First published back in October of 1987, Richard Laymon’s splatterpunk novel ‘Flesh’ followed on from an already extensive list of horror novels by this very talented and productive author. The novel was awarded ‘Best Horror Novel of 1988’ by the Science Fiction Chronicle, and was later nominated alongside ‘Funland’ (1989) for the Bram Stoker Award.
In the small student-heavy US town of Clinton, the usually quiet location is disturbed when a seemingly deranged maniac purposefully attempts to run down the young student Celia Jamerson. Jamerson is injured in the attempt upon her life, but manages to survive the ordeal, which is more that can be said for the maniac whose corpse is burnt to a crisp in the ensuing inferno.
Local police officer, Jake Corey, is first on the scene. And after locating a trail of blood leading away from the wrecked vehicle, Corey becomes suspicious that another psychopathically disturbed murderer is still on the loose.
Soon enough, the whole case is blown open when Corey witnesses the usually law-abiding and most importantly 'sane' local - Ronald Smeltzer, cannibalising the recently deceased corpse of his wife.

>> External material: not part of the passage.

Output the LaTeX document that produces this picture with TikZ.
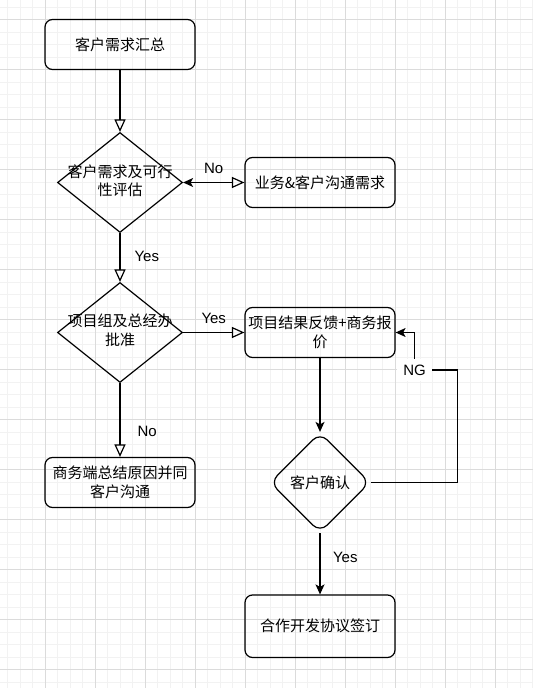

Corey is left with no choice but to take down Smeltzer in a moment of kill or be killed.
Jake Corey is convinced that these two incidents are somehow related. And before long, Celia Jamerson goes missing and her housemate Alison Sanders is caught up in the middle of all these horrific events. What soon transpires to Corey is the terrible truth that lies behind the murders. An autopsy on one of the killers and the subsequent discovery of a collection of eggs, leads to a small snake like creature that once attached to its victims nape, is then capable of controlling that person. This parasitic puppeteer can then force the empowered individual to rape, kill and consume the victims flesh.
With each death of the host, the snake-like creature moves on to a fresh body. Jake Corey must work fast to locate the current host and stop the creature before it has a chance to move on...
From the outset of the novel, Laymon has a clear mission in mind; to flood the pages with multiple episodes of gory splatter and sexual violence whenever and wherever possible. In classic Laymon fashion, the storyline feeds off a constant lustful suggestion that throbs beneath the storyline, this time towards the consumption of the very flesh of the characters.
The idea of a parasitic creature that takes over the control of its victims, ultimately leading them to acts of violence and murder, is by no means a new idea. Indeed, in the same year as the publication of this book, Jack Sholder’s sci-fi horror movie ‘The Hidden’ (1987) first hit the big screen. ‘The Hidden’ (1987) dealt with a very similar concept, which was more than likely itself born out of the ideas taken from the classic B-Movie ‘Invasion Of The Body Snatchers’ (1956).
The characterisation is well developed and nicely worked upon. Jake Corey is a highly likeable principal character, whom is easy for the reader to relate to in many circumstances. This allows for an emotional attachment (however faint) to form between the reader and the storyline via the character-to-reader bond. The young student girls within the tale are also all given the classic ‘Laymon-style’ sex appeal which just cranks up the overall splatterpunk-sleaze levels nicely.
Although the concept for the plot is somewhat unoriginal and overused, Laymon still manages to keep an energetic approach towards the developing storyline with his exaggerated and over-the-top approach to the violence and gore.
The tale shies away from any shocking twists to the storyline and instead chooses to build on the bonds between characters to deliver the sporadic but memorable punches to the tale. This is particularly apparent with the almost unavoidable developing relationship between Jake Corey and Alison Sanders.
With the end in sight, Laymon cranks up the tension as he pulls out the final stand for our manipulative little worm friend. The setting for this is utterly predictable, but still delivers the edge-of-the-seat tension that is needed to keep the storyline on track. With the ending playing away almost on auto-pilot, Laymon wraps up the tale with this simple but uninspired conclusion.
Disappointingly, Laymon leaves a number of questions in the air, such as “Where the hell did these worms come from?”, “Are there any more of them slithering around the place looking for new hosts?” and “How on earth did the eggs come about if there isn’t another snake-thing out there?”. Surprisingly, Laymon instead spends the last few pages of the tale setting down the concluding emotional states and relationship developments for our two new lovers rather than addressing this immediately obvious questions.
The tale as a whole is fast paced throughout with regular bursts of outrageous violence that will keep even the most hardened splatterpunk fan happy. Laymon avoids any sort of gritty nature to the novel and instead plays more with a ‘Romero’ style comic book approach that gives the tale a entertainingly colourful and exaggerated feel to it.
The novel runs for a total of 333 pages.